Backers say making the switch will result in San Diego customers seeing about a 20 percent reduction in their electricity bills, citing how municipal utilities such as the Sacramento Municipal Utility District and the Los Angeles Department of Water and Power offer customers lower rates than California’s investor-owned utilities — SDG&E, Pacific Gas & Electric and Southern California Edison.
The Power San Diego Campaign took aim Tuesday at its political rival, Responsible Energy San Diego — a political action committee opposed to creating a municipal utility.
According to the city’s campaign finance disclosure portal, Responsible Energy San Diego has raised $300,000 since its founding last year. The group is co-chaired by the San Diego Regional Chamber of Commerce, the San Diego & Imperial Counties Labor Council and the Asian Business Association but according to city filings, all contributions so far have come from SDG&E shareholder funds.
Two of the officers for Responsible Energy San Diego are Scott Crider, SDG&E’s senior vice president of external and operations support, and Brittany Applestein Syz, SDG&E’s director of regional public affairs.
“This reveals that this is totally a front group for SDG&E,” said John Mattes, a volunteer for Power San Diego.
Responsible Energy San Diego spokesperson Matt Awbrey defended SDG&E’s involvement.
“This proposal that’s being discussed is a forced government takeover of the utility,” Awbrey said. “So that’s the reason there are many organizations joining in this effort because they’re concerned that this forced government takeover is going to leave us in a situation where you turn on the lights and they’re not working, at some point in the future.”
Awbrey said the group also has the backing of groups including the County of San Diego Black Chamber of Commerce, the San Diego County Hispanic Chamber of Commerce and the San Diego Working Waterfront, which represents industry on port tidelands.
As for Power San Diego, the city’s financial disclosures show it has raised $156,670 since last year.
The pro-municipal utility group is also wrangling with San Diego government officials.
The city has hired Colorado-based NewGen Strategies & Solutions to study the feasibility of creating a municipal utility.
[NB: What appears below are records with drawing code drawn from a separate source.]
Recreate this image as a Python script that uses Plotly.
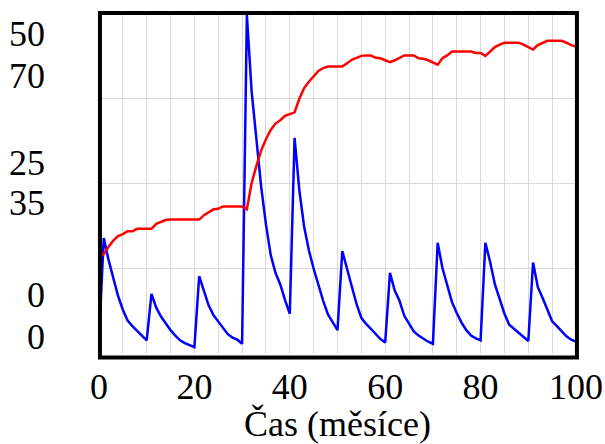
import plotly.graph_objects as go

# Time axis (months)
months = list(range(0, 101))

# Blue series (left scale 0..50)
blue_values = [
    2.2, 17.0, 13.8, 11.0, 8.5, 6.5, 4.9, 4.1, 3.4, 2.7,
    2.0, 8.8, 6.8, 5.5, 4.4, 3.5, 2.7, 2.0, 1.6, 1.3,
    1.0, 11.4, 9.3, 7.1, 5.7, 4.8, 3.8, 2.9, 2.4, 2.1,
    1.5, 49.7, 38.5, 31.5, 24.5, 19.0, 14.5, 11.9, 10.2, 7.9,
    5.9, 31.7, 24.0, 18.7, 15.2, 12.5, 10.0, 7.8, 5.8, 4.6,
    3.5, 15.1, 12.5, 9.6, 7.3, 5.3, 4.4, 3.7, 2.9, 2.2,
    1.7, 11.9, 9.3, 7.8, 5.6, 4.4, 3.3, 2.7, 2.2, 1.8,
    1.5, 16.3, 12.6, 10.0, 7.6, 6.0, 4.6, 3.5, 2.7, 2.3,
    2.0, 16.3, 13.5, 10.2, 8.0, 5.9, 4.3, 3.7, 3.1, 2.5,
    1.9, 13.4, 9.8, 8.2, 6.4, 4.8, 4.1, 3.3, 2.6, 2.1,
    1.8,
]

# Red series (right scale 0..70)
red_values = [
    19.9, 20.5, 22.0, 23.3, 24.2, 24.6, 25.2, 25.2, 25.7, 25.7,
    25.7, 25.7, 26.7, 27.1, 27.5, 27.6, 27.6, 27.6, 27.6, 27.6,
    27.6, 27.6, 28.5, 29.1, 29.7, 29.8, 30.3, 30.3, 30.3, 30.3,
    30.3, 29.7, 35.1, 38.6, 41.8, 44.1, 46.0, 47.3, 48.0, 48.9,
    49.2, 49.6, 52.4, 54.6, 55.9, 57.1, 58.1, 58.7, 59.0, 59.0,
    59.0, 59.0, 59.7, 60.4, 60.8, 61.2, 61.3, 61.3, 60.8, 60.7,
    60.3, 59.9, 60.3, 60.8, 61.3, 61.3, 61.3, 60.7, 60.6, 60.3,
    59.8, 59.4, 60.7, 61.3, 62.1, 62.1, 62.1, 62.1, 62.1, 61.8,
    61.8, 61.2, 62.2, 63.0, 63.5, 63.9, 63.9, 63.9, 63.9, 63.5,
    63.0, 62.5, 63.4, 63.9, 64.3, 64.3, 64.3, 64.3, 63.9, 63.4,
    63.1,
]

x_tick_values = [0, 20, 40, 60, 80, 100]
x_title = "Čas (měsíce)"

# Stacked left labels (text, paper-y position)
left_labels = ["50", "70", "25", "35", "0", "0"]
left_label_pos = [0.937, 0.815, 0.560, 0.443, 0.173, 0.050]

font_family = "Liberation Serif, Times New Roman, serif"
FS = 36

fig = go.Figure()
fig.add_trace(go.Scatter(
    x=months, y=blue_values, mode="lines",
    line=dict(color="#0000ff", width=2.5), yaxis="y", showlegend=False,
))
fig.add_trace(go.Scatter(
    x=months, y=red_values, mode="lines",
    line=dict(color="#ff0000", width=2.5), yaxis="y2", showlegend=False,
))

fig.update_layout(
    width=605, height=444,
    margin=dict(l=99, r=29, t=13, b=90, autoexpand=False),
    paper_bgcolor="white", plot_bgcolor="white",
    font=dict(family=font_family, size=FS, color="black"),
    xaxis=dict(
        range=[0, 100], tickvals=x_tick_values, automargin=False,
        showgrid=True, gridcolor="#d9d9d9", gridwidth=1,
        minor=dict(dtick=5, showgrid=True, gridcolor="#d9d9d9", gridwidth=1),
        zeroline=False, showline=False, ticks="",
        ticklabelstandoff=8,
        tickfont=dict(size=FS, family=font_family),
        title=dict(text=x_title, font=dict(size=FS, family=font_family), standoff=3),
    ),
    yaxis=dict(
        range=[0, 50], dtick=12.5, showticklabels=False, automargin=False,
        showgrid=True, gridcolor="#d9d9d9", gridwidth=1,
        zeroline=False, showline=False, ticks="",
    ),
    yaxis2=dict(
        range=[0, 70], overlaying="y", side="right", automargin=False,
        showticklabels=False, showgrid=False, zeroline=False, showline=False,
    ),
)

fig.add_shape(type="rect", xref="paper", yref="paper",
              x0=0.002, x1=1.002, y0=-0.01, y1=1.0,
              line=dict(color="black", width=4), fillcolor="rgba(0,0,0,0)",
              layer="above")

for txt, pos in zip(left_labels, left_label_pos):
    fig.add_annotation(
        text=txt, xref="paper", yref="paper",
        x=-0.109, y=pos, xanchor="right", yanchor="middle",
        showarrow=False, font=dict(size=FS, family=font_family, color="black"),
    )

fig.write_html(
    "out.html",
    config={"displayModeBar": False},
    post_script="document.body.style.margin='0';document.body.style.padding='0';",
)
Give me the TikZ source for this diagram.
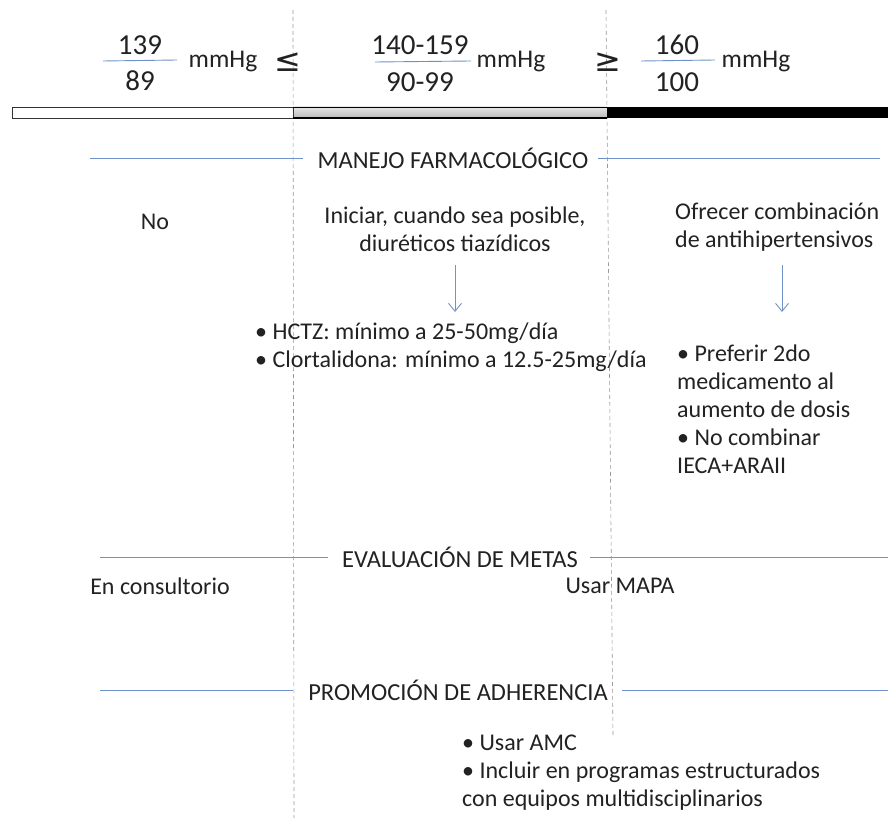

The consultant will take a deeper dive into the numbers when it comes before the San Diego City Council with Phase 2 of the study in the summer of 2025.
Power San Diego chair Bill Powers believes the study is flawed and on Tuesday announced he has filed a lawsuit in Superior Court, charging that the city has not produced public documents regarding details of the study.
“We can’t wait until 2025, we’re ready to go now,” Powers said. “If we can get local control by municipalizing the electrical grid, then we can implement some smart, efficient policies.”
The city responded with a statement that said in part that the feasibility study “is an extremely complex undertaking” and the city “has been committed to transparency in this process, including the intent to conduct the study in phases.”
Last September, all four members of the City Council’s Environment Committee listened to a presentation by Powers but declined to endorse his proposal to put it before voters. “We must get much more detailed data in terms of costs, expenses, liability (and) revenue projections,” said Councilmember Jennifer Campbell, adding that “it is way too premature” for the 2024 ballot.
The Power San Diego Campaign touts that about 20 not-for-profit electric utilities have been formed across the country in the last 20 years.
But in 2020, voters in Boulder, Colo., ditched a decade-long effort to replace the city’s existing utility Xcel with a municipally-run power company. That same year, Chicago considered creating a municipal utility, but then-Mayor Lori Lightfoot dismissed the idea after cost estimates came in at $5 billion to $10 billion.